Philip Morris Moving HQ, 200 Jobs From New York City To Connecticut
Philip Morris International, which handles worldwide sales of Marlboro cigarettes, is relocating its corporate headquarters office and its entire Americas team from New York to Connecticut.
The move will be complete by next summer, the company said in announcing the decision Tuesday morning. The move will mean an injection of 200 jobs to the state as the company moves away from cigarettes and continues investing in smoke-free alternatives, like vaporizers that heat tobacco rather than burn it.
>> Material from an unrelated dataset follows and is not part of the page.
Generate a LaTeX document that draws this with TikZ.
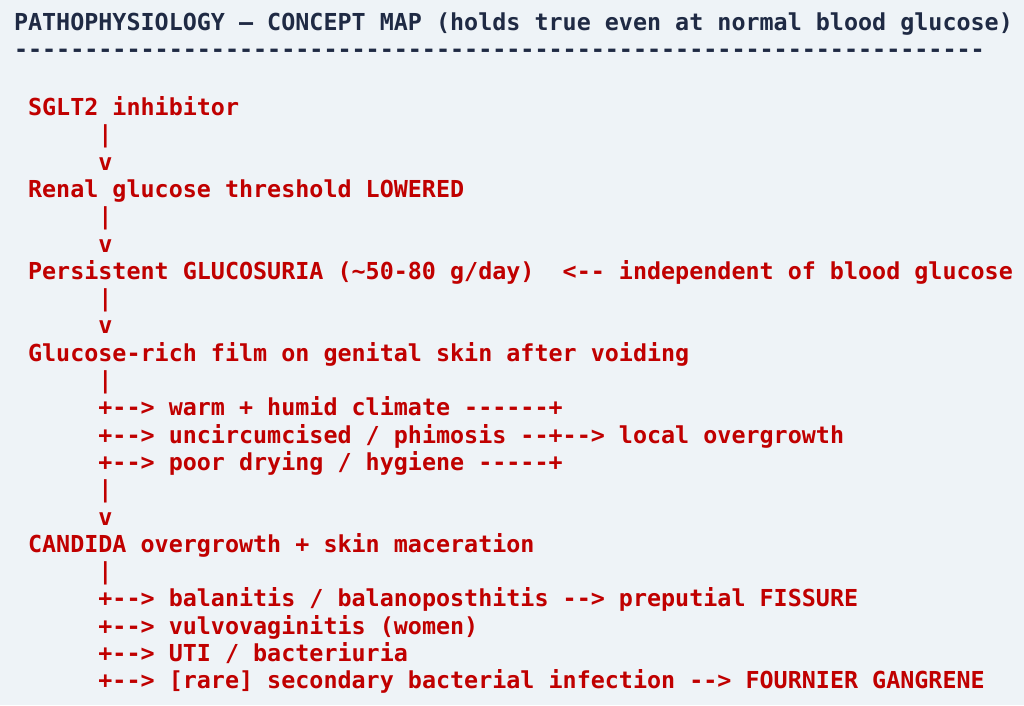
\documentclass[tikz,border=0pt]{standalone}
\usepackage{fontspec}
\setmonofont{DejaVu Sans Mono}
\definecolor{mapRed}{RGB}{192,0,0}
\definecolor{mapNavy}{RGB}{31,42,68}
\definecolor{mapBack}{RGB}{238,243,247}
\tikzset{
	mapLine/.style={anchor=base west, inner sep=0pt, outer sep=0pt, font=\fontsize{23.37}{27.3}\selectfont\ttfamily\bfseries, text=mapRed},
	mapHead/.style={mapLine, text=mapNavy}
}
\begin{document}
\begin{tikzpicture}[x=1pt, y=1pt]
		% background and frame
		\fill[mapBack] (0,0) rectangle (1024,-705);
		\useasboundingbox (0,0) rectangle (1024,-705);

		% title
		\node[mapHead](title) at (14,-30.5){PATHOPHYSIOLOGY — CONCEPT MAP (holds true even at normal blood glucose)};
		\node[mapHead](rule) at (14,-57){---------------------------------------------------------------------};

		% main chain
		\node[mapLine](sglt) at (28.07,-115.5){SGLT2 inhibitor};
		\node[mapLine](barA) at (98.42,-142.8){|};
		\node[mapLine](tipA) at (98.42,-170.1){v};
		\node[mapLine](renal) at (28.07,-197.4){Renal glucose threshold LOWERED};
		\node[mapLine](barB) at (98.42,-224.7){|};
		\node[mapLine](tipB) at (98.42,-252.0){v};
		\node[mapLine](glucosuria) at (28.07,-279.3){Persistent GLUCOSURIA (\textasciitilde 50-80 g/day)\ \ <-- independent of blood glucose};
		\node[mapLine](barC) at (98.42,-306.6){|};
		\node[mapLine](tipC) at (98.42,-333.9){v};
		\node[mapLine](film) at (28.07,-361.2){Glucose-rich film on genital skin after voiding};
		\node[mapLine](barD) at (98.42,-388.5){|};

		% risk factors
		\node[mapLine](warm) at (98.42,-415.8){+--> warm + humid climate ------+};
		\node[mapLine](phimosis) at (98.42,-443.1){+--> uncircumcised / phimosis --+--> local overgrowth};
		\node[mapLine](hygiene) at (98.42,-470.4){+--> poor drying / hygiene -----+};
		\node[mapLine](barE) at (98.42,-497.7){|};
		\node[mapLine](tipE) at (98.42,-525.0){v};
		\node[mapLine](candida) at (28.07,-552.3){CANDIDA overgrowth + skin maceration};
		\node[mapLine](barF) at (98.42,-579.6){|};

		% outcomes
		\node[mapLine](balanitis) at (98.42,-606.9){+--> balanitis / balanoposthitis --> preputial FISSURE};
		\node[mapLine](vulvo) at (98.42,-634.2){+--> vulvovaginitis (women)};
		\node[mapLine](uti) at (98.42,-661.5){+--> UTI / bacteriuria};
		\node[mapLine](fournier) at (98.42,-688.8){+--> [rare] secondary bacterial infection --> FOURNIER GANGRENE};
\end{tikzpicture}
\end{document}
“Connecticut offers a valuable mix of technological know-how, future-forward thinking, and an open-minded approach to problem-solving,” PMI CEO Jacek Olczak said in a statement. “We consider it an ideal location for our new U.S. head office, where we will be working to more quickly achieve our vision of a smoke-free future. We are excited about what the state has to offer our company, our employees, and their families — and we very much look forward to integrating into the community in a meaningful way.”
He said the company is in the middle of a “profound transformation” as it replaces cigarettes, and that being based in Connecticut would help accelerate the progression.
“They recognize what we’ve been saying for years: Connecticut is a wonderful place to raise a family and a competitive place to conduct business,” Connecticut Gov. Ned Lamont said in a statement. “I am also impressed by their culture and desire to integrate closely into the communities in which they operate, and we look forward to seeing their active and charitable contributions to our state.”
PMI, which spun off from Altria in 2007, is currently at 120 Park Ave., per its website. The move recovers the same number of jobs Connecticut lost when General Electric announced it would move its headquarters to Boston in 2016, according to the Stamford Advocate.
It is a blow for New York, where there have been growing anxieties about companies and workers leaving amid rising costs and perceptions of an anti-business environment. The New York area saw a net loss of 70,000 people during the coronavirus pandemic. In total, about 3.57 million people left the city from Jan. 1 through Dec. 7, per Unacast data. While 3.5 million people moved in during that time, they were people with lower average incomes.
Restrictions are now essentially removed from the city, but there are concerns that remote work and hybrid office routines will weigh on the city and its economy.